France gets slammed on discrimination against homosexuals wishing to adopt
January 24, 2008
In a victory for homosexuals that could have an impact on gay adoption laws in countries across Europe, judges in Strasbourg, France decided that the woman, known as “E.B.”, was a victim of discrimination by France solely because of her sexual orientation.
The nursery school teacher, 45, has lived with the same female partner for nearly 20 years. But she was turned down as adoption candidate by French authorities who stressed the absence of a father figure in the home.
The judges said that articles 8 and 14 of the European Human Rights Convention had been violated by the French government.

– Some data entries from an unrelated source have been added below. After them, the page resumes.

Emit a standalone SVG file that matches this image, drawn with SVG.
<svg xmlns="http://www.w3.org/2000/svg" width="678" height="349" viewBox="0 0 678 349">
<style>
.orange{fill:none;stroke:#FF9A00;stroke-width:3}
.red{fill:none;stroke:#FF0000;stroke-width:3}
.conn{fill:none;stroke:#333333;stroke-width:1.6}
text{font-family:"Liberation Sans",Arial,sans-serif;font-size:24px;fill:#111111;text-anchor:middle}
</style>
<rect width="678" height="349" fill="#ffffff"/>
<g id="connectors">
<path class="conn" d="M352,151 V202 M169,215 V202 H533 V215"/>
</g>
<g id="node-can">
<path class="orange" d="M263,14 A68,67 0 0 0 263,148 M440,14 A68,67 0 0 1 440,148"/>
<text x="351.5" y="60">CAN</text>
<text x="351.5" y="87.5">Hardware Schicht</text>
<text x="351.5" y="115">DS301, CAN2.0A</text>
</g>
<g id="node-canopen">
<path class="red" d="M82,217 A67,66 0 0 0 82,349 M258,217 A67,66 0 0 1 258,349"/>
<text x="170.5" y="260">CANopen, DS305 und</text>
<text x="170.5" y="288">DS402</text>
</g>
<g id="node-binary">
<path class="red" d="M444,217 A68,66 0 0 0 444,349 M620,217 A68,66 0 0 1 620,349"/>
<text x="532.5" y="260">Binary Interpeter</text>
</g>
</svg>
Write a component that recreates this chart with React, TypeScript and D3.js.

Article 14 forbids discrimination. Article 8 provides for the right to respect for one’s private and family life. As a result, France has been told to pay the woman damages of 10,000 euros ($14,522) and 14,528 euros in costs.
Nine European countries allow homosexuals to adopt children: Germany, Belgium, Denmark, Spain, Iceland, Norway, the Netherlands, the United Kingdom and Sweden. However, adoption by gay couples remains illegal in France. At the same time, France, like many other countries, does allow unmarried people to adopt. And therein lays the legal paradox that snared France in its web.
The Strasbourg, France court’s Tuesday ruling noted that: “French law allows single persons to adopt a child, thereby opening up the possibility of adoption by a single homosexual.”
The court criticized the French judiciary’s emphasis on “the lack of a paternal referent in the household” in E.B.’s case. By emphasizing the lack of a father figure, the court judges that the reference to the applicant’s homosexuality had been “if not explicit, at least implicit,” the ruling said.
The case first came before the court in Strasbourg in December 2002.
A spokesman for the court said it was the first such ruling against one of the 47 members of the Council of Europe, which set up the court.
The vote, while conclusive, was by no means unanimous, with ten judges voting in favor of the ruling and seven against.
The ruling means that, in France, or any European country where homosexual marriage is still not allowed, adoption by a lesbian or gay person could now be possible anyway. However, any partner’s status as regarding the child would still be fuzzy. As things stand in France, the adoptive parent’s companion would have no legal rights over the child, not being recognized as his or her parent. So for some homosexual couples wishing to parent children, the victory is tempered by the recognition that their status still is equal to that of heterosexual couples.